Online Program

326018
Evaluation of statistical methods for differential expression analysis of RNA-seq data with paired data design


Tuesday, November 3, 2015 : 4:45 p.m. - 5:00 p.m.

Fang Qiu, Department of Biostatistics, Unviersity of Nebraska Medical Center, Omaha, NE
Fang Yu, PhD, Department of Biostatistics, University of Nebraska Medical Center, Omaha, NE
Jane Meza, PhD, Department of Biostatistics, University of Nebraska Medical Center, Omaha, NE
Background: Recently, next generation sequencing has emerged as a powerful tool for gene expression profiling. Previous comparisons of statistical methods for RNA-seq data analysis were focused on data with two independent conditions. However, more complex experimental designs such as paired-data design are very common in RNA-seq experiments. Timely evaluations of innovative statistical methods for RNA-seq data with paired design are important and necessary in practical applications.

Methods: We assess the performance of six statistical methods including edgeR, DEseq, SAMseq, pairedBayes, baySeq, and TSPM for identifying differentially expressed (DE) genes from RNA-seq data with paired design. Via simulation studies with different sample sizes, competing methods are evaluated based on their classification accuracy via mean receiver operating characteristic (ROC) curves, predictive power via plot between positive predictive value (PPV) and 1- negative predictive value (1-NPV), and ability of controlling false discovery rate (FDR).

Results: Based on the ROC and predictive power curves, edgeR and DEseq perform well under all settings when compared to other methods. Additionally, Bayseq works well when sample size is small (n=3), and TSPM and SAMseq perform well under other settings with larger sample size. baySeq well controls the FDR under all settings while pairedBayes selects largest number of DE genes and has the worst FDR control.

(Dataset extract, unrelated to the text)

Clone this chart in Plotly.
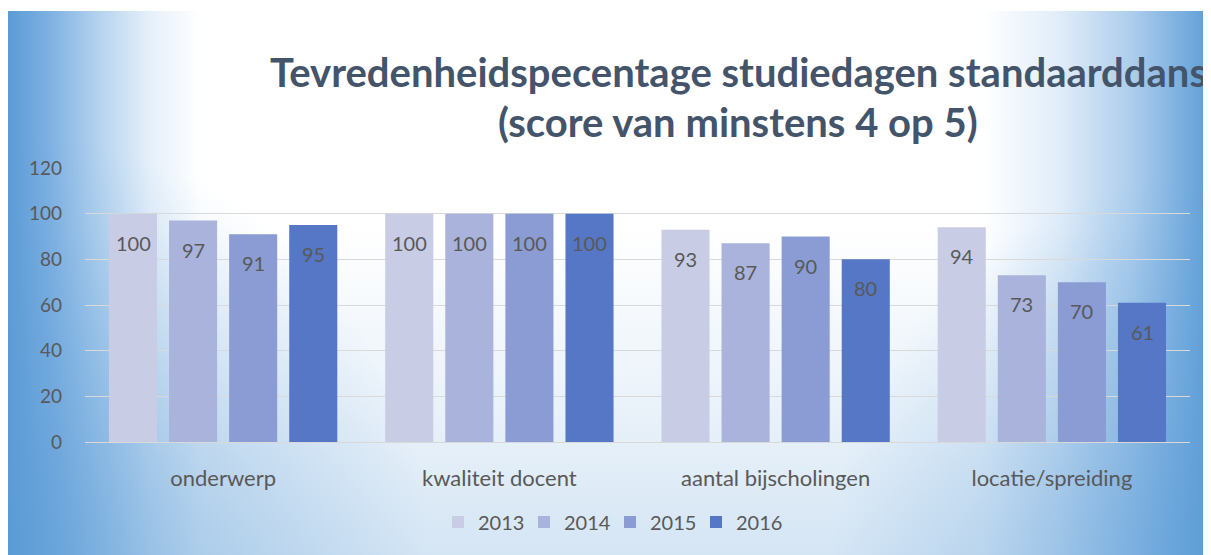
import base64
import plotly.graph_objects as go

categories = ["onderwerp", "kwaliteit docent", "aantal bijscholingen", "locatie/spreiding"]
years = ["2013", "2014", "2015", "2016"]
values = {
    "2013": [100, 100, 93, 94],
    "2014": [97, 100, 87, 73],
    "2015": [91, 100, 90, 70],
    "2016": [95, 100, 80, 61],
}
colors = ["#c9cce5", "#a9b3db", "#8a9cd3", "#5577c6"]
y_ticks = [0, 20, 40, 60, 80, 100, 120]
title_lines = ["Tevredenheidspecentage studiedagen standaarddans", "(score van minstens 4 op 5)"]

# page body has an 8px margin, so the figure starts at (8, 8) in the window
OFF = 8
W, H = 1211 - OFF, 555 - OFF
ML, MR, MT, MB = 85 - OFF, 21, 168 - OFF, 113
PW, PH = W - ML - MR, H - MT - MB
FONT = "Lato, 'Open Sans', sans-serif"
TXT = "#595959"

# background: blue edges fading to a white centre, bluer towards the bottom corners
bw, bh = W, H - 3
svg = f'''<svg xmlns="http://www.w3.org/2000/svg" width="{bw}" height="{bh}" viewBox="0 0 {bw} {bh}" preserveAspectRatio="none">
<defs>
<linearGradient id="h" x1="0" y1="0" x2="1" y2="0">
<stop offset="0" stop-color="#5b9bd5"/>
<stop offset="0.035" stop-color="#7fb1e2"/>
<stop offset="0.076" stop-color="#b5d3ef"/>
<stop offset="0.118" stop-color="#e6f0fa"/>
<stop offset="0.16" stop-color="#ffffff"/>
<stop offset="0.81" stop-color="#ffffff"/>
<stop offset="0.875" stop-color="#e0ecf8"/>
<stop offset="0.935" stop-color="#accdec"/>
<stop offset="1" stop-color="#5d9dd7"/>
</linearGradient>
<linearGradient id="v" x1="0" y1="0" x2="0" y2="1">
<stop offset="0" stop-color="#5b9bd5" stop-opacity="0"/>
<stop offset="0.4" stop-color="#5b9bd5" stop-opacity="0"/>
<stop offset="0.8" stop-color="#5b9bd5" stop-opacity="0.16"/>
<stop offset="1" stop-color="#5b9bd5" stop-opacity="0.26"/>
</linearGradient>
<radialGradient id="bl" gradientUnits="userSpaceOnUse" cx="0" cy="{bh}" r="420">
<stop offset="0" stop-color="#5b9bd5" stop-opacity="0.6"/>
<stop offset="1" stop-color="#5b9bd5" stop-opacity="0"/>
</radialGradient>
<radialGradient id="br" gradientUnits="userSpaceOnUse" cx="{bw}" cy="{bh}" r="380">
<stop offset="0" stop-color="#5b9bd5" stop-opacity="0.55"/>
<stop offset="1" stop-color="#5b9bd5" stop-opacity="0"/>
</radialGradient>
</defs>
<rect x="0" y="0" width="{bw}" height="{bh}" fill="url(#h)"/>
<rect x="0" y="0" width="{bw}" height="{bh}" fill="url(#v)"/>
<rect x="0" y="0" width="{bw}" height="{bh}" fill="url(#bl)"/>
<rect x="0" y="0" width="{bw}" height="{bh}" fill="url(#br)"/>
</svg>'''
src = "data:image/svg+xml;base64," + base64.b64encode(svg.encode()).decode()

fig = go.Figure()
for i, yr in enumerate(years):
    fig.add_trace(go.Bar(
        name=yr, x=categories, y=values[yr],
        marker=dict(color=colors[i], line=dict(width=0)),
        hoverinfo="x+y+name",
    ))

# data labels (inside, a little below the bar top)
n = len(years)
BARGAP = 0.13
cat_w = PW / len(categories)
slot = cat_w * (1 - BARGAP) / n
annotations = []
for i, yr in enumerate(years):
    for c, v in zip(categories, values[yr]):
        annotations.append(dict(
            x=c, y=v, xref="x", yref="y", text=str(v), showarrow=False,
            xshift=(i - (n - 1) / 2) * slot, yshift=-29,
            font=dict(family=FONT, size=20, color=TXT),
        ))

title_cx = (738 - OFF - ML) / PW
for line, ypx in zip(title_lines, [72, 122]):
    annotations.append(dict(
        x=title_cx, y=(H - MB - (ypx - OFF)) / PH, xref="paper", yref="paper",
        text=f"<b>{line}</b>", showarrow=False, xanchor="center", yanchor="middle",
        font=dict(family=FONT, size=40, color="#44546a"),
    ))

fig.update_layout(
    width=W, height=H,
    margin=dict(l=ML, r=MR, t=MT, b=MB, pad=0),
    paper_bgcolor="#ffffff", plot_bgcolor="rgba(0,0,0,0)",
    barmode="group", bargap=BARGAP, bargroupgap=0.2,
    font=dict(family=FONT, size=17, color=TXT),
    showlegend=True,
    legend=dict(orientation="h", xref="container", yref="container",
                x=(610 - OFF) / W, y=1 - (522 - OFF) / H, xanchor="center", yanchor="middle",
                font=dict(family=FONT, size=20, color=TXT), entrywidth=41,
                bgcolor="rgba(0,0,0,0)", itemwidth=30, traceorder="normal"),
    annotations=annotations,
    images=[dict(source=src, xref="paper", yref="paper",
                 x=-ML / PW, y=(H - MB - 3) / PH,
                 sizex=bw / PW, sizey=bh / PH,
                 xanchor="left", yanchor="top", sizing="stretch", layer="below")],
)
fig.update_xaxes(showgrid=False, showline=True, linecolor="#d9d9d9", linewidth=1,
                 ticks="", ticklabelstandoff=17,
                 tickfont=dict(family=FONT, size=22, color=TXT))
fig.update_yaxes(range=[0, 120], tickvals=y_ticks, showgrid=True,
                 gridcolor="#d9d9d9", gridwidth=1, zeroline=False,
                 ticks="", ticklabelstandoff=22,
                 tickfont=dict(family=FONT, size=19, color=TXT))

fig.write_html("out.html")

DESeq, SAMseq, and TSPM methods controls FDR better for studies with a large sample size (n=10).

Conclusions: Our results are useful in guiding the choice of statistical methods in detecting DE genes of RNA-seq data with a paired design.

Learning Areas:

Biostatistics, economics
Conduct evaluation related to programs, research, and other areas of practice

Learning Objectives:
Evaluate statistical methods for differential expression analysis of RNA-seq data with paired data design

Keyword(s): Biostatistics

Presenting author's disclosure statement:

Qualified on the content I am responsible for because: I participate in simulation study design, data analysis and draft the abstract. I am a co-author of articles published on the following topics: DNA sequence-based "bar codes" for tracking the origins of expressed sequence tags from a maize cDNA library; Laser-capture microdissection, a tool for the global analysis of gene expression in specific plant cell types; Greedy Closure Genetic Algorithms; use of DNA microarrays for the developmental expression analysis of cDNAs.
Any relevant financial relationships? No

I agree to comply with the American Public Health Association Conflict of Interest and Commercial Support Guidelines, and to disclose to the participants any off-label or experimental uses of a commercial product or service discussed in my presentation.